Face masks while exercising trial (MERIT): a cross-over randomised controlled study.
Jones N., Oke J., Marsh S., Nikbin K., Bowley J., Dijkstra HP., Hobbs FR., Greenhalgh T.
OBJECTIVES: Physical exertion is a high-risk activity for aerosol emission of respiratory pathogens. We aimed to determine the safety and tolerability of healthy young adults wearing different types of face mask during moderate-to-high intensity exercise. DESIGN: Cross-over randomised controlled study, completed between June 2021 and January 2022. PARTICIPANTS: Volunteers aged 18-35 years, who exercised regularly and had no significant pre-existing health conditions. INTERVENTIONS: Comparison of wearing a surgical, cloth and filtering face piece (FFP3) mask to no mask during 4×15 min bouts of exercise. Exercise was running outdoors or indoor rowing at moderate-to-high intensity, with consistency of distance travelled between bouts confirmed using a smartphone application (Strava). Each participant completed each bout in random order. OUTCOMES: The primary outcome was change in oxygen saturations. Secondary outcomes were change in heart rate, perceived impact of face mask wearing during exercise and willingness to wear a face mask for future exercise. RESULTS: All 72 volunteers (mean age 23.9) completed the study.
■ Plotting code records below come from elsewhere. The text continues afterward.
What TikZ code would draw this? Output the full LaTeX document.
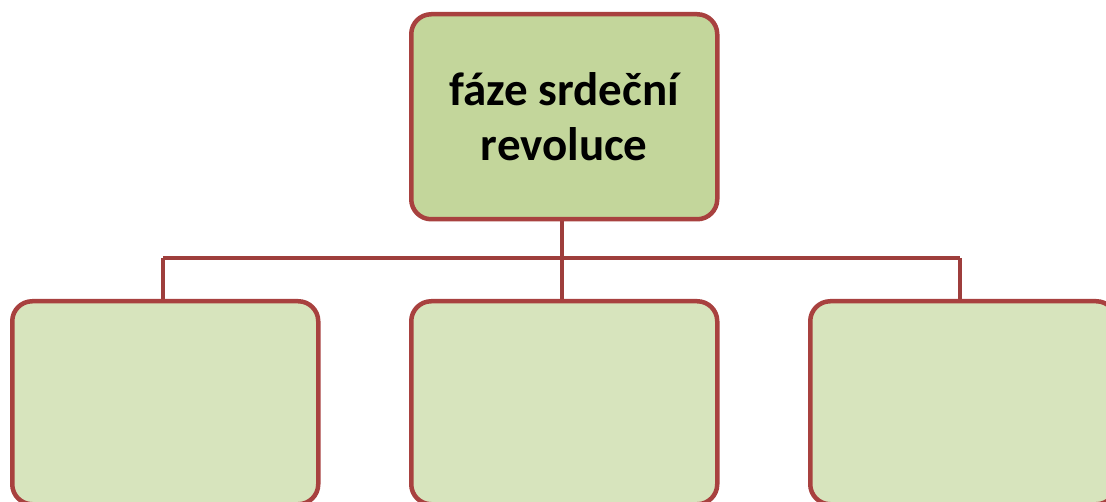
\documentclass[tikz,border=0pt]{standalone}
\usepackage{fontspec}
\setmainfont{Carlito}
\definecolor{bordc}{HTML}{A8413F}
\definecolor{linec}{HTML}{9E3E3C}
\definecolor{topfill}{HTML}{C3D69B}
\definecolor{botfill}{HTML}{D7E4BD}
\tikzset{
  box/.style={draw=bordc, line width=4.5pt, rounded corners=20pt, inner sep=0pt,
    anchor=north west, align=center, font=\fontsize{47}{55}\selectfont\bfseries},
  topbox/.style={box, fill=topfill, minimum width=306pt, minimum height=205pt},
  botbox/.style={box, fill=botfill, minimum width=306pt, minimum height=203pt},
  conn/.style={draw=linec, line width=4.5pt}
}
\begin{document}
\begin{tikzpicture}[x=1pt,y=-1pt]
  \useasboundingbox (0,0) rectangle (1106,502);
  \coordinate (hl) at (163,258);
  \coordinate (hm) at (562,258);
  \coordinate (hr) at (960,258);
  \draw[conn] (562,217) -- (hm);
  \draw[conn] (hl) -- (hr);
  \draw[conn] (hl) -- (163,299);
  \draw[conn] (hm) -- (562,299);
  \draw[conn] (hr) -- (960,299);
  \node[topbox] (top) at (409,12) {fáze srdeční\\revoluce};
  \node[botbox] (b1) at (10,299) {};
  \node[botbox] (b2) at (409,299) {};
  \node[botbox] (b3) at (808,299) {};
\end{tikzpicture}
\end{document}
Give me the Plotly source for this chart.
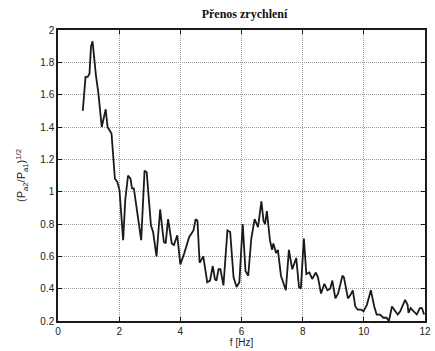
import plotly.graph_objects as go

# Frequency axis [Hz] and acceleration transfer ratio (P_a2/P_a1)^(1/2)
freq = [
    0.81, 0.90, 0.97, 1.03, 1.08, 1.13, 1.24, 1.32, 1.43, 1.56, 1.62, 1.75,
    1.86, 1.94, 2.01, 2.13, 2.20, 2.29, 2.37, 2.42, 2.48, 2.61, 2.72, 2.83,
    2.90, 3.04, 3.11, 3.22, 3.34, 3.46, 3.52, 3.60, 3.72, 3.79, 3.90, 4.00,
    4.13, 4.29, 4.43, 4.50, 4.56, 4.63, 4.75, 4.88, 4.97, 5.06, 5.13, 5.18,
    5.25, 5.31, 5.41, 5.54, 5.63, 5.74, 5.84, 5.93, 6.04, 6.13, 6.22, 6.32,
    6.43, 6.54, 6.65, 6.72, 6.77, 6.83, 6.93, 7.00, 7.04, 7.13, 7.19, 7.29,
    7.45, 7.55, 7.66, 7.79, 7.88, 7.94, 8.04, 8.12, 8.22, 8.31, 8.43, 8.50,
    8.60, 8.71, 8.81, 8.90, 8.97, 9.07, 9.16, 9.30, 9.35, 9.48, 9.56, 9.64,
    9.72, 9.80, 9.91, 9.99, 10.10, 10.23, 10.34, 10.42, 10.53, 10.64, 10.74,
    10.82, 10.92, 11.03, 11.11, 11.19, 11.28, 11.35, 11.43, 11.46, 11.53,
    11.64, 11.73, 11.83, 11.90, 11.97,
]
ratio = [
    1.50, 1.71, 1.71, 1.73, 1.90, 1.93, 1.72, 1.61, 1.40, 1.51, 1.40, 1.36,
    1.08, 1.06, 1.01, 0.70, 0.95, 1.10, 1.08, 1.02, 1.02, 0.83, 0.70, 1.13,
    1.12, 0.79, 0.75, 0.60, 0.89, 0.69, 0.68, 0.83, 0.68, 0.67, 0.73, 0.55,
    0.62, 0.72, 0.76, 0.83, 0.82, 0.56, 0.60, 0.44, 0.45, 0.54, 0.46, 0.45,
    0.52, 0.52, 0.42, 0.76, 0.75, 0.47, 0.41, 0.44, 0.80, 0.51, 0.48, 0.71,
    0.83, 0.78, 0.94, 0.82, 0.80, 0.88, 0.70, 0.64, 0.68, 0.62, 0.64, 0.48,
    0.39, 0.64, 0.52, 0.59, 0.41, 0.40, 0.71, 0.49, 0.50, 0.46, 0.50, 0.47,
    0.37, 0.43, 0.39, 0.40, 0.45, 0.34, 0.37, 0.48, 0.47, 0.34, 0.36, 0.39,
    0.29, 0.27, 0.27, 0.26, 0.30, 0.39, 0.29, 0.24, 0.24, 0.22, 0.22,
    0.20, 0.29, 0.26, 0.24, 0.26, 0.30, 0.33, 0.30, 0.25, 0.28,
    0.26, 0.24, 0.28, 0.28, 0.24,
]

x_ticks = [0, 2, 4, 6, 8, 10, 12]
y_ticks = [0.2, 0.4, 0.6, 0.8, 1.0, 1.2, 1.4, 1.6, 1.8, 2.0]
y_tick_text = ["0.2", "0.4", "0.6", "0.8", "1", "1.2", "1.4", "1.6", "1.8", "2"]

fig = go.Figure()
fig.add_trace(go.Scatter(
    x=freq, y=ratio, mode="lines",
    line=dict(color="#1a1a1a", width=1.8),
    showlegend=False,
))

axis_common = dict(
    showline=True, linecolor="#1a1a1a", linewidth=1.5, mirror="ticks",
    ticks="inside", ticklen=4, tickcolor="#1a1a1a",
    showgrid=True, gridcolor="#9a9a9a", griddash="1px,1px", gridwidth=1,
    zeroline=False,
    tickfont=dict(family="Liberation Sans, Arial", size=10, color="#222"),
)

fig.update_layout(
    width=435, height=351,
    margin=dict(l=58, r=4, t=30, b=28),
    paper_bgcolor="white", plot_bgcolor="white",
    title=dict(
        text="<b>Přenos zrychlení</b>",
        x=(58 + 431) / 2 / 435, xanchor="center",
        y=1 - 14 / 351, yanchor="middle",
        font=dict(family="Liberation Serif, Times New Roman", size=12, color="#111"),
    ),
    xaxis=dict(
        range=[0, 12], tickvals=x_ticks,
        title=dict(text="f [Hz]", standoff=3,
                   font=dict(family="Liberation Sans, Arial", size=10, color="#222")),
        **axis_common,
    ),
    yaxis=dict(
        range=[0.2, 2.0], tickvals=y_ticks, ticktext=y_tick_text,
        title=dict(text="(P<sub>a2</sub>/P<sub>a1</sub>)<sup>1/2</sup>", standoff=12,
                   font=dict(family="Liberation Sans, Arial", size=11, color="#222")),
        **axis_common,
    ),
)

fig.write_html("out.html")
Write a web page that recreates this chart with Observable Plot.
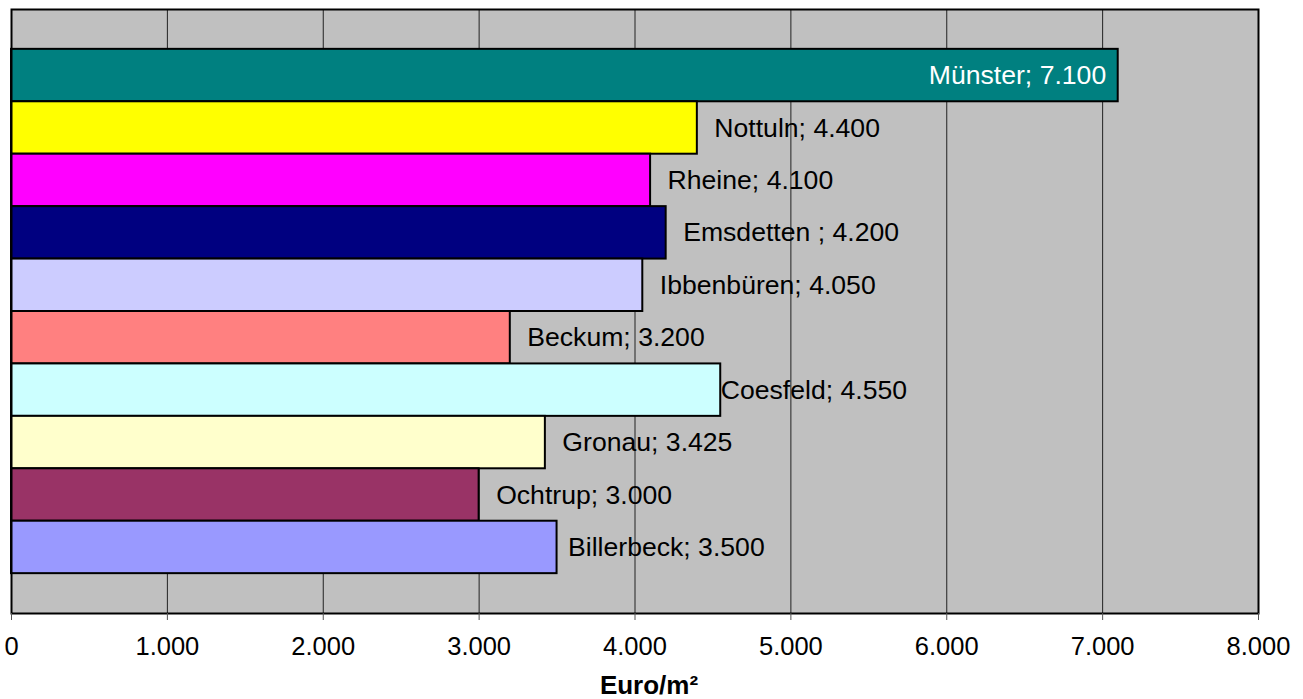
<!DOCTYPE html>
<html>
<head>
<meta charset="utf-8">
<script src="https://cdn.jsdelivr.net/npm/d3@7"></script>
<script src="https://cdn.jsdelivr.net/npm/@observablehq/plot@0.6"></script>
<style>
  html, body { margin: 0; padding: 0; background: #fff; }
  svg { display: block; }
</style>
</head>
<body>
<div id="chart"></div>
<script>
// Bodenrichtwerte / Preise je m² in Städten des Münsterlandes
const cities = ["Münster", "Nottuln", "Rheine", "Emsdetten ", "Ibbenbüren", "Beckum", "Coesfeld", "Gronau", "Ochtrup", "Billerbeck"];
const values = [7100, 4400, 4100, 4200, 4050, 3200, 4550, 3425, 3000, 3500];
const colors = ["#008080", "#FFFF00", "#FF00FF", "#000080", "#CCCCFF", "#FF8080", "#CCFFFF", "#FFFFCC", "#993366", "#9999FF"];
const xTicks = [0, 1000, 2000, 3000, 4000, 5000, 6000, 7000, 8000];
const axisTitle = "Euro/m²";

const de = d3.formatLocale({decimal: ",", thousands: ".", grouping: [3], currency: ["", " €"]});
const fmt = de.format(",");

const rows = cities.map((city, i) => ({
  city, value: values[i], color: colors[i],
  label: `${city}; ${fmt(values[i])}`
}));

const font = "'Liberation Sans', Arial, sans-serif";

// label placement: the first bar carries its label inside, the others outside
const inside = rows.slice(0, 1);
const outside = rows.slice(1);
const nudge = {"Coesfeld": 0, "Billerbeck": 11};
const outsideGroups = d3.groups(outside, d => nudge[d.city] ?? 17);

const chart = Plot.plot({
  width: 1303,
  height: 699,
  marginLeft: 11,
  marginRight: 45,
  marginTop: 9,
  marginBottom: 86,
  style: {fontFamily: font, background: "#fff"},
  x: {domain: [0, 8000], ticks: xTicks, tickFormat: fmt},
  y: {domain: cities, paddingInner: 0, paddingOuter: 0.76, round: false, axis: null},
  marks: [
    Plot.frame({fill: "#C0C0C0"}),
    Plot.gridX(xTicks, {stroke: "#222", strokeOpacity: 1, strokeWidth: 1}),
    Plot.barX(rows, {x: "value", y: "city", fill: "color", stroke: "#000", strokeWidth: 2, insetTop: 0, insetBottom: 0}),
    Plot.text(inside, {x: "value", y: "city", text: "label", fill: "#fff", textAnchor: "end", dx: -12, fontSize: 26.6}),
    ...outsideGroups.map(([dx, data]) =>
      Plot.text(data, {x: "value", y: "city", text: "label", fill: "#000", textAnchor: "start", dx, fontSize: 26.6})
    ),
    Plot.frame({stroke: "#000", strokeWidth: 2}),
    Plot.axisX(xTicks, {tickSize: 7, tickPadding: 16, stroke: "#555", fill: "#000", fontSize: 25.5, label: null, tickFormat: fmt}),
    Plot.text([axisTitle], {frameAnchor: "bottom", dy: 80, dx: 14, fontSize: 26, fontWeight: "bold", fill: "#000"})
  ]
});

document.getElementById("chart").appendChild(chart);
</script>
</body>
</html>
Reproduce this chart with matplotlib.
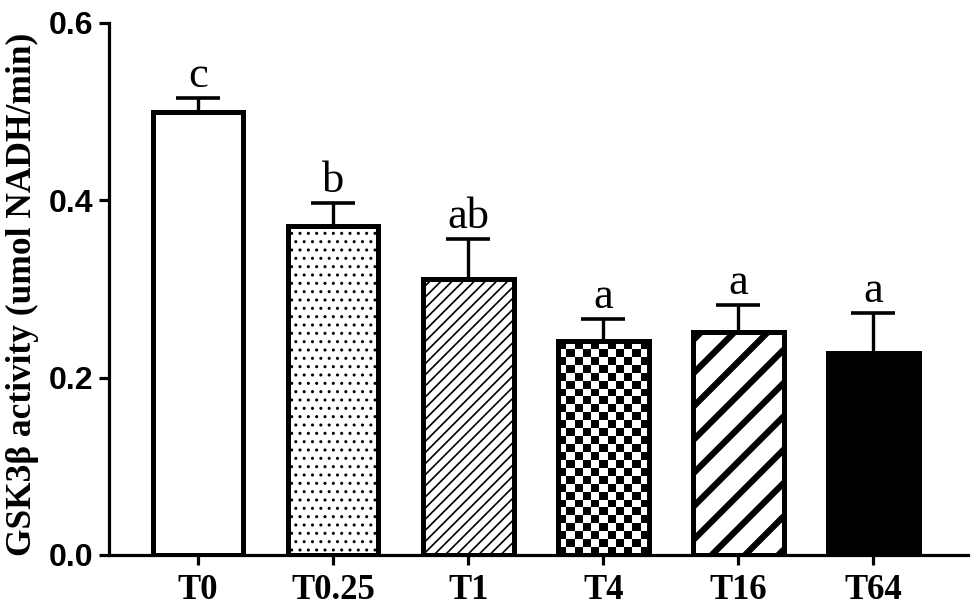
import matplotlib
matplotlib.use('Agg')
import matplotlib.pyplot as plt
from matplotlib import font_manager
import numpy as np

# values
groups = ['T0', 'T0.25', 'T1', 'T4', 'T16', 'T64']
means = [0.50, 0.371, 0.311, 0.241, 0.251, 0.228]
sds = [0.015, 0.026, 0.045, 0.025, 0.031, 0.045]
letters = ['c', 'b', 'ab', 'a', 'a', 'a']

hatches = [None, '..', '///', None, '/', None]
hatch_lw = [1.0, 1.0, 1.2, 1.0, 4.5, 1.0]
faces = ['white', 'white', 'white', 'white', 'white', 'black']

# pick the regular-width bold Liberation Sans file (not the Narrow one)
sans_bold = None
for f in font_manager.fontManager.ttflist:
    if f.name == 'Liberation Sans' and f.weight in (700, 'bold') and f.style == 'normal':
        sans_bold = f.fname
if sans_bold:
    tick_fp = font_manager.FontProperties(fname=sans_bold, size=23)
else:
    tick_fp = font_manager.FontProperties(family='DejaVu Sans', weight='bold', size=20)

fig = plt.figure(figsize=(9.75, 6.1), dpi=100)
ax = fig.add_axes([0.1118, 0.0902, 0.8810, 0.8721])

x = np.arange(len(groups))
width = 0.67

ax.errorbar(x, means, yerr=[np.zeros(len(sds)), sds], fmt='none', ecolor='black',
            elinewidth=2.4, capsize=16, capthick=2.6, zorder=1)

bars = []
for i in range(len(groups)):
    with plt.rc_context({'hatch.linewidth': hatch_lw[i], 'hatch.color': 'black'}):
        b = ax.bar(x[i], means[i], width=width, color=faces[i], edgecolor='black',
                   linewidth=0, hatch=hatches[i], zorder=2)[0]
        if hasattr(b, 'set_hatch_linewidth'):
            b.set_hatch_linewidth(hatch_lw[i])
    bars.append(b)

# checkerboard for T4
b = bars[3]
x0, y0 = b.get_x(), b.get_y()
w, h = b.get_width(), b.get_height()
nx = int(round(w / 0.06))
ny = int(round(h / 0.009))
checker = (np.add.outer(np.arange(ny), np.arange(nx)) % 2).astype(float)
im = ax.imshow(checker, cmap='gray', extent=[x0, x0 + w, y0, y0 + h], origin='lower',
               interpolation='nearest', aspect='auto', zorder=3)
im.set_clip_path(b)

# outlines on top
ax.bar(x, means, width=width, facecolor='none', edgecolor='black', linewidth=3.6, zorder=4)

for i in range(len(groups)):
    ax.annotate(letters[i], (x[i], means[i] + sds[i]), xytext=(0, 8), textcoords='offset points',
                ha='center', va='baseline', fontsize=32, family='Liberation Serif')

ax.set_xlim(-0.66, 5.70)
ax.set_ylim(0, 0.6)
ax.set_yticks([0.0, 0.2, 0.4, 0.6])
ax.set_yticklabels(['0.0', '0.2', '0.4', '0.6'], fontproperties=tick_fp)
ax.set_xticks(x)
ax.set_xticklabels(groups, fontsize=25, fontweight='bold', family='Liberation Serif')

for s in ['top', 'right']:
    ax.spines[s].set_visible(False)
for s in ['left', 'bottom']:
    ax.spines[s].set_linewidth(2.3)
ax.tick_params(axis='both', width=2.3, length=7.5, direction='out')
ax.tick_params(axis='y', pad=4)
ax.tick_params(axis='x', pad=6)

ax.set_ylabel('GSK3β activity (umol NADH/min)', fontsize=25.5, fontweight='bold',
              family='Liberation Serif')
ax.yaxis.set_label_coords(-0.082, 0.49)

fig.savefig('out.png', dpi=100)
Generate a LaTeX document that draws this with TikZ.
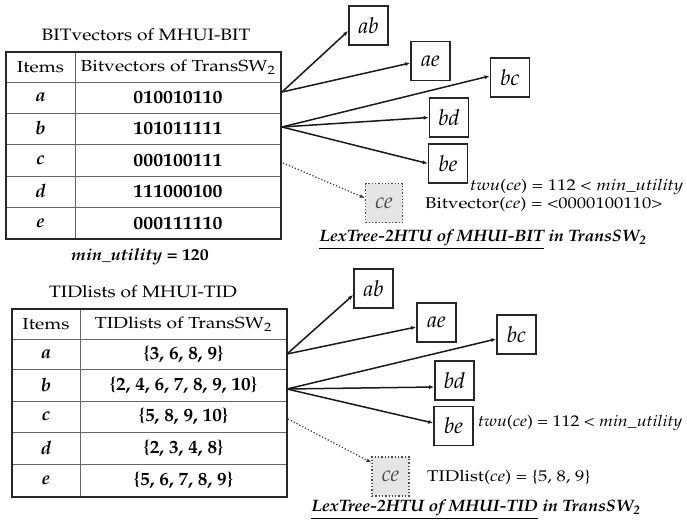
\documentclass[tikz,border=0pt]{standalone}
\usepackage[T1]{fontenc}
\usepackage{mathpazo}
\usepackage{graphicx}
\usetikzlibrary{arrows.meta}
\newcommand\hstr[2]{\scalebox{#1}[1]{#2}}
\tikzset{
  x=1pt, y=-1pt,
  outer/.style={line width=1.7pt, draw=black!85},
  inner/.style={line width=0.7pt, draw=black!60},
  ttl/.style={inner sep=0pt, anchor=center, font=\fontsize{16.5}{18}\selectfont},
  hdr/.style={inner sep=0pt, anchor=center, font=\fontsize{16}{18}\selectfont},
  cell/.style={inner sep=0pt, anchor=center, font=\fontsize{18.5}{20}\selectfont\bfseries},
  lbl/.style={inner sep=0pt, anchor=west, font=\fontsize{15.5}{18}\selectfont},
  captxt/.style={inner sep=0pt, anchor=center, font=\fontsize{16.5}{18}\selectfont\bfseries\itshape},
  tbox/.style={draw=black!85, line width=1.7pt, fill=white, minimum width=39pt, minimum height=39pt, inner sep=0pt, font=\fontsize{22}{24}\selectfont\itshape},
  cebox/.style={draw=black!70, dotted, line width=1.3pt, fill=black!10, minimum width=37pt, minimum height=39pt, inner sep=0pt, font=\fontsize{22}{24}\selectfont\itshape, text=black!70},
  arr/.style={line width=1.5pt, draw=black!90, -{Latex[length=5pt,width=4pt]}},
  darr/.style={line width=1.2pt, draw=black!80, dotted, -{Latex[length=5pt,width=4pt]}}
}
\begin{document}
\begin{tikzpicture}
\useasboundingbox (0,0) rectangle (687,519);

% ---------- top table ----------
\node[ttl] (t1title) at (146,35) {\hstr{1.16}{BITvectors of MHUI-BIT}};
\foreach \yy in {82,113,144,176,207} \draw[inner] (6,\yy) -- (281,\yy);
\draw[inner] (75,52) -- (75,239);
\draw[outer] (6,52) rectangle (281,239);
\node[hdr] (t1h1) at (40.5,67) {\hstr{1.2}{Items}};
\node[hdr] (t1h2) at (178,67) {\hstr{1.2}{Bitvectors of TransSW\textsubscript{2}}};
\node[cell] (t1a) at (40.5,97.5) {\itshape a};
\node[cell] (t1b) at (40.5,128.5) {\itshape b};
\node[cell] (t1c) at (40.5,160) {\itshape c};
\node[cell] (t1d) at (40.5,191.5) {\itshape d};
\node[cell] (t1e) at (40.5,223) {\itshape e};
\node[cell] (t1va) at (178,97.5) {\hstr{1.07}{010010110}};
\node[cell] (t1vb) at (178,128.5) {\hstr{1.07}{101011111}};
\node[cell] (t1vc) at (178,160) {\hstr{1.07}{000100111}};
\node[cell] (t1vd) at (178,191.5) {\hstr{1.07}{111000100}};
\node[cell] (t1ve) at (178,223) {\hstr{1.07}{000111110}};
\node[ttl] (t1min) at (140,257) {\hstr{1.08}{\textbf{\textit{min\_utility}} \textbf{= 120}}};

\coordinate (s1a) at (282,92);
\coordinate (s1b) at (282,127);
\coordinate (s1c) at (283,163);

\node[tbox] (u1ab) at (368.5,25.5) {ab};
\node[tbox] (u1ae) at (430.5,61) {ae};
\node[tbox] (u1bc) at (510,77.5) {bc};
\node[tbox] (u1bd) at (449,117.5) {bd};
\node[tbox] (u1be) at (448,163.5) {be};
\node[cebox] (u1ce) at (384,203) {ce};

\draw[arr] (s1a) -- ([yshift=-5.5pt]u1ab.west);
\draw[arr] (s1a) -- ([yshift=-2pt]u1ae.west);
\draw[arr] (s1b) -- ([yshift=1.5pt]u1bc.west);
\draw[arr] (s1b) -- (u1bd.west);
\draw[arr] (s1b) -- (u1be.west);
\draw[darr] (s1c) -- ([yshift=5pt]u1ce.west);

\node[lbl] (u1twu) at (470,187) {\hstr{1.2}{\textit{twu}(\textit{ce}) = 112 \textless{} \textit{min\_utility}}};
\node[lbl] (u1bv) at (425,205) {\hstr{1.2}{Bitvector(\textit{ce}) = \textless0000100110\textgreater}};
\node[captxt] (u1cap) at (483,240) {\hstr{1.07}{\underline{LexTree-2HTU of MHUI-BIT} in TransSW\textsubscript{2}}};

% ---------- bottom table ----------
\node[ttl] (t2title) at (143,292) {\hstr{1.16}{TIDlists of MHUI-TID}};
\foreach \yy in {339,369,401,432,464} \draw[inner] (12,\yy) -- (287,\yy);
\draw[inner] (80,309) -- (80,497);
\draw[outer] (12,309) rectangle (287,497);
\node[hdr] (t2h1) at (46,324) {\hstr{1.2}{Items}};
\node[hdr] (t2h2) at (183.5,324) {\hstr{1.2}{TIDlists of TransSW\textsubscript{2}}};
\node[cell] (t2a) at (46,354) {\itshape a};
\node[cell] (t2b) at (46,385) {\itshape b};
\node[cell] (t2c) at (46,416.5) {\itshape c};
\node[cell] (t2d) at (46,448) {\itshape d};
\node[cell] (t2e) at (46,480.5) {\itshape e};
\node[cell] (t2va) at (183.5,354) {\hstr{1.04}{\{3, 6, 8, 9\}}};
\node[cell] (t2vb) at (183.5,385) {\hstr{1.04}{\{2, 4, 6, 7, 8, 9, 10\}}};
\node[cell] (t2vc) at (183.5,416.5) {\hstr{1.04}{\{5, 8, 9, 10\}}};
\node[cell] (t2vd) at (183.5,448) {\hstr{1.04}{\{2, 3, 4, 8\}}};
\node[cell] (t2ve) at (183.5,480.5) {\hstr{1.04}{\{5, 6, 7, 8, 9\}}};

\coordinate (s2a) at (287,354);
\coordinate (s2b) at (287,389);
\coordinate (s2c) at (288,419);

\node[tbox] (u2ab) at (373.5,288.5) {ab};
\node[tbox] (u2ae) at (436.5,322.5) {ae};
\node[tbox] (u2bc) at (516.5,334.5) {bc};
\node[tbox] (u2bd) at (454.5,380.5) {bd};
\node[tbox] (u2be) at (453.5,426) {be};
\node[cebox] (u2ce) at (390.5,476.5) {ce};

\draw[arr] (s2a) -- ([yshift=-6.5pt]u2ab.west);
\draw[arr] (s2a) -- ([yshift=-4.5pt]u2ae.west);
\draw[arr] (s2b) -- ([yshift=-4.5pt]u2bc.west);
\draw[arr] (s2b) -- ([yshift=-6.5pt]u2bd.west);
\draw[arr] (s2b) -- ([yshift=3pt]u2be.west);
\draw[darr] (s2c) -- ([yshift=14pt]u2ce.west);

\node[lbl] (u2twu) at (478,423) {\hstr{1.15}{\textit{twu}(\textit{ce}) = 112 \textless{} \textit{min\_utility}}};
\node[lbl] (u2tl) at (427,478) {\hstr{1.2}{TIDlist(\textit{ce}) = \{5, 8, 9\}}};
\node[captxt] (u2cap) at (476,510) {\hstr{1.07}{\underline{LexTree-2HTU of MHUI-TID} in TransSW\textsubscript{2}}};
\end{tikzpicture}
\end{document}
Changes in oxygen saturations did not exceed the prespecified non-inferiority margin (2% difference) with any mask type compared with no mask. At the end of exercise, the estimated average difference in oxygen saturations for cloth mask was -0.07% (95% CI -0.39% to 0.25%), for surgical 0.28% (-0.04% to 0.60%) and for FFP3 -0.21% (-0.53% to 0.11%). The corresponding estimated average difference in heart rate for cloth mask was -1.20 bpm (95% CI -4.56 to 2.15), for surgical 0.36 bpm (95% CI -3.01 to 3.73) and for FFP3 0.52 bpm (95% CI -2.85 to 3.89). Wearing a face mask caused additional symptoms such as breathlessness (n=13, 18%) and dizziness (n=7, 10%). 33 participants broadly supported face mask wearing during exercise, particularly indoors, but 22 were opposed. CONCLUSION: This study adds to previous findings (mostly from non-randomised studies) that exercising at moderate-to-high intensity wearing a face mask appears to be safe in healthy, young adults. TRIAL REGISTRATION NUMBER: NCT04932226.